Nell'ambito della procedura del concordato preventivo, il credito vantato dal professionista che ha redatto la relazione prescritta dall'art. 161, comma 3, l. fall. (attestante la veridicità dei dati aziendali e la fattibilità del piano), deve essere ammesso in prededuzione.
Improprio far dipendere poi l'ammissione dalla dimostrazione della concreta utilità della relazione per la massa dei creditori.
Questo quanto emerge dall'ordinanza della VI Sezione Civile di Cassazione n. 1765, depositata il 30 gennaio scorso, che, sostituendosi al precedente provvedimento del Giudice delegato, decide nel merito la controversia, sancendo la prededuzione del credito dell'attestatore.
Secondo una diversa interpretazione delle disposizioni della legge fallimentare, censurata dalla S.Corte, il Giudice delegato aveva infatti ammesso il credito (solo) in privilegio ex art. 2751-bis n. 2 c.c., anziché in prededuzione, ritenendo che il professionista non avesse provato - come sarebbe stato suo onere - la concreta utilità della relazione.

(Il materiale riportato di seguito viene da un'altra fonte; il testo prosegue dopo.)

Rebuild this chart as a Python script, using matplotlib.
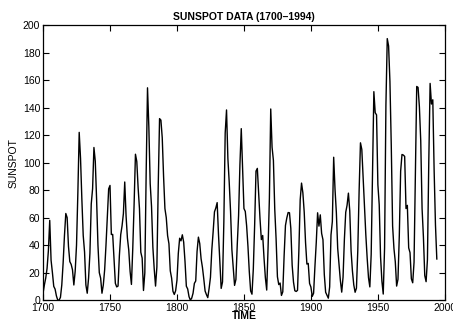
import numpy as np
import matplotlib
matplotlib.use("Agg")
import matplotlib.pyplot as plt

# nombre annuel de taches solaires, 1700-1994
annees = np.arange(1700, 1995)
taches = [
    5, 11, 16, 23, 36, 58, 29, 20, 10, 8,
    3, 0, 0, 2, 11, 27, 47, 63, 60, 39,
    28, 26, 22, 11, 21, 40, 78, 122, 103, 73,
    47, 35, 11, 5, 16, 34, 70, 81, 111, 101,
    73, 40, 20, 16, 5, 11, 22, 40, 60, 80.9,
    83.4, 47.7, 47.8, 30.7, 12.2, 9.6, 10.2, 32.4, 47.6, 54.0,
    62.9, 85.9, 61.2, 45.1, 36.4, 20.9, 11.4, 37.8, 69.8, 106.1,
    100.8, 81.6, 66.5, 34.8, 30.6, 7.0, 19.8, 92.5, 154.4, 125.9,
    84.8, 68.1, 38.5, 22.8, 10.2, 24.1, 82.9, 132.0, 130.9, 118.1,
    89.9, 66.6, 60.0, 46.9, 41.0, 21.3, 16.0, 6.4, 4.1, 6.8,
    14.5, 34.0, 45.0, 43.1, 47.5, 42.2, 28.1, 10.1, 8.1, 2.5,
    0.0, 1.4, 5.0, 12.2, 13.9, 35.4, 45.8, 41.1, 30.1, 23.9,
    15.6, 6.6, 4.0, 1.8, 8.5, 16.6, 36.3, 49.6, 64.2, 67.0,
    70.9, 47.8, 27.5, 8.5, 13.2, 56.9, 121.5, 138.3, 103.2, 85.7,
    64.6, 36.7, 24.2, 10.7, 15.0, 40.1, 61.5, 98.5, 124.7, 96.3,
    66.6, 64.5, 54.1, 39.0, 20.6, 6.7, 4.3, 22.7, 54.8, 93.8,
    95.8, 77.2, 59.1, 44.0, 47.0, 30.5, 16.3, 7.3, 37.6, 74.0,
    139.0, 111.2, 101.6, 66.2, 44.7, 17.0, 11.3, 12.4, 3.4, 6.0,
    32.3, 54.3, 59.7, 63.7, 63.5, 52.2, 25.4, 13.1, 6.8, 6.3,
    7.1, 35.6, 73.0, 85.1, 78.0, 64.0, 41.8, 26.2, 26.7, 12.1,
    9.5, 2.7, 5.0, 24.4, 42.0, 63.5, 53.8, 62.0, 48.5, 43.9,
    18.6, 5.7, 3.6, 1.4, 9.6, 47.4, 57.1, 103.9, 80.6, 63.6,
    37.6, 26.1, 14.2, 5.8, 16.7, 44.3, 63.9, 69.0, 77.8, 64.9,
    35.7, 21.2, 11.1, 5.7, 8.7, 36.1, 79.7, 114.4, 109.6, 88.8,
    67.8, 47.5, 30.6, 16.3, 9.6, 33.2, 92.6, 151.6, 136.3, 134.7,
    83.9, 69.4, 31.5, 13.9, 4.4, 38.0, 141.7, 190.2, 184.8, 159.0,
    112.3, 53.9, 37.5, 27.9, 10.2, 15.1, 47.0, 93.8, 105.9, 105.5,
    104.5, 66.6, 68.9, 38.0, 34.5, 15.5, 12.6, 27.5, 92.5, 155.4,
    154.7, 140.5, 115.9, 66.6, 45.9, 17.9, 13.4, 29.4, 100.2, 157.6,
    142.6, 145.7, 94.3, 54.6, 29.9,
]
xticks = [1700, 1750, 1800, 1850, 1900, 1950, 2000]
yticks = [0, 20, 40, 60, 80, 100, 120, 140, 160, 180, 200]

plt.rcParams['font.family'] = ['Liberation Sans', 'DejaVu Sans']

fig = plt.figure(figsize=(4.53, 3.22), dpi=100)
ax = fig.add_axes([0.095, 0.068, 0.887, 0.854])
ax.plot(annees, taches, color='black', lw=1.0)

ax.set_xlim(1700, 2000)
ax.set_ylim(0, 200)
ax.set_xticks(xticks)
ax.set_yticks(yticks)
ax.tick_params(direction='in', length=4, width=0.8, labelsize=7.5, pad=2,
               top=True, right=True)
for s in ax.spines.values():
    s.set_linewidth(0.9)

ax.set_title("SUNSPOT DATA (1700\u20131994)", fontsize=7.5, fontweight='bold', pad=4)
ax.set_xlabel("TIME", fontsize=7.5, fontweight='bold', labelpad=-1)
ax.set_ylabel("SUNSPOT", fontsize=7.5, labelpad=3)

fig.savefig("out.png", dpi=100)
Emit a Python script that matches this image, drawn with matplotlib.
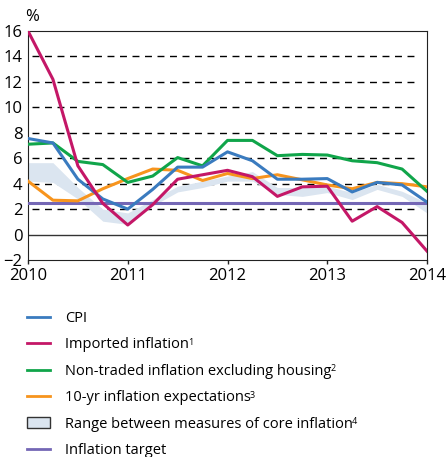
import numpy as np
import matplotlib.pyplot as plt
from matplotlib.patches import Patch
from matplotlib.lines import Line2D

plt.rcParams['font.family'] = ['Open Sans', 'DejaVu Sans']

# quarterly, 2010 to 2014
quarters = [2010 + i * 0.25 for i in range(17)]
cpi = [7.55, 7.2, 4.35, 2.8, 2.0, 3.55, 5.3, 5.3, 6.5, 5.8, 4.35, 4.35, 4.4, 3.35, 4.1, 3.9, 2.55]
imported = [16.0, 12.2, 5.4, 2.45, 0.75, 2.35, 4.35, 4.7, 5.05, 4.55, 3.0, 3.75, 3.8, 1.05, 2.2, 0.95, -1.3]
non_traded = [7.1, 7.2, 5.75, 5.5, 4.1, 4.6, 6.05, 5.4, 7.4, 7.4, 6.2, 6.3, 6.25, 5.8, 5.65, 5.15, 3.4]
expectations = [4.2, 2.7, 2.65, 3.6, 4.4, 5.15, 5.05, 4.25, 4.8, 4.4, 4.7, 4.3, 3.9, 3.6, 4.1, 4.0, 3.75]
core_upper = [5.65, 5.65, 3.7, 2.0, 1.7, 2.75, 3.8, 4.2, 4.6, 4.95, 3.7, 3.7, 3.8, 3.3, 3.95, 3.4, 2.5]
core_lower = [4.2, 4.1, 2.8, 1.05, 0.8, 2.25, 3.35, 3.7, 4.2, 4.2, 3.15, 3.0, 3.3, 2.75, 3.55, 3.0, 1.7]
target = 2.5
years = [2010, 2011, 2012, 2013, 2014]

labels = ['CPI', 'Imported inflation', 'Non-traded inflation excluding housing',
          '10-yr inflation expectations', 'Range between measures of core inflation',
          'Inflation target']
notes = ['', '1', '2', '3', '4', '']

fig = plt.figure(figsize=(4.46, 4.57), dpi=100)
ax = fig.add_axes([28 / 446, 1 - 260 / 457, 399 / 446, 229 / 457])

ax.fill_between(quarters, core_lower, core_upper, color='#dbe5f0', lw=0, zorder=1)
for yv in range(2, 16, 2):
    ax.axhline(yv, xmin=0.01, xmax=0.97, color='black', lw=1, ls=(0, (5, 4)), zorder=0)
ax.axhline(0, color='#333333', lw=1, zorder=0)
ax.axhline(target, color='#7467b5', lw=2.2, zorder=3)
ax.plot(quarters, expectations, color='#f7941d', lw=2.2, zorder=4)
ax.plot(quarters, non_traded, color='#10a54a', lw=2.2, zorder=4)
ax.plot(quarters, cpi, color='#3a7bbf', lw=2.2, zorder=5)
ax.plot(quarters, imported, color='#c41767', lw=2.2, zorder=6)

ax.set_xlim(2010, 2014)
ax.set_ylim(-2, 16)
ax.set_yticks(range(-2, 17, 2))
ax.set_xticks(years)
ax.set_xticklabels([str(y) for y in years])
ax.tick_params(labelsize=12, width=1, color='#222222')
ax.tick_params(axis='y', length=0, pad=4)
ax.tick_params(axis='x', length=3, pad=2.5)
for s in ax.spines.values():
    s.set_color('#222222')
fig.text(32 / 446, 1 - 17 / 457, '%', fontsize=12, ha='center', va='center')

handles = [
    Line2D([], [], color='#3a7bbf', lw=2),
    Line2D([], [], color='#c41767', lw=2),
    Line2D([], [], color='#10a54a', lw=2),
    Line2D([], [], color='#f7941d', lw=2),
    Patch(facecolor='#dbe5f0', edgecolor='#333333', lw=1),
    Line2D([], [], color='#7467b5', lw=2),
]
leg = fig.legend(handles, labels, loc='upper left', bbox_to_anchor=(27 / 446, 1 - 311 / 457),
                 frameon=False, fontsize=10.5, handlelength=1.6, handletextpad=1.0,
                 labelspacing=0.78, borderaxespad=0, borderpad=0)

# small footnote markers after the legend texts
fig.canvas.draw()
inv = fig.transFigure.inverted()
for t, n in zip(leg.get_texts(), notes):
    if n:
        bb = t.get_window_extent()
        x0, y0 = inv.transform((bb.x1 - 1, bb.y1 - 0.5))
        fig.text(x0, y0, n, fontsize=6.5, ha='left', va='top')

fig.savefig('out.png', dpi=100)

I Supremi Giudici, dando una soluzione opposta, hanno chiarito che i crediti sorti a seguito delle prestazioni rese per la redazione di atti finalizzati all'ammissione al concordato preventivo e per la connessa assistenza al debitore, “a fortiori se sorti a seguito dell'essenziale attività dell'attestatore”, rientrano tra quelli da soddisfare in prededuzione perché “sorti in occasione o in funzione delle procedure concorsuali” come prescrive l'art. 111, comma 2, L.Fall.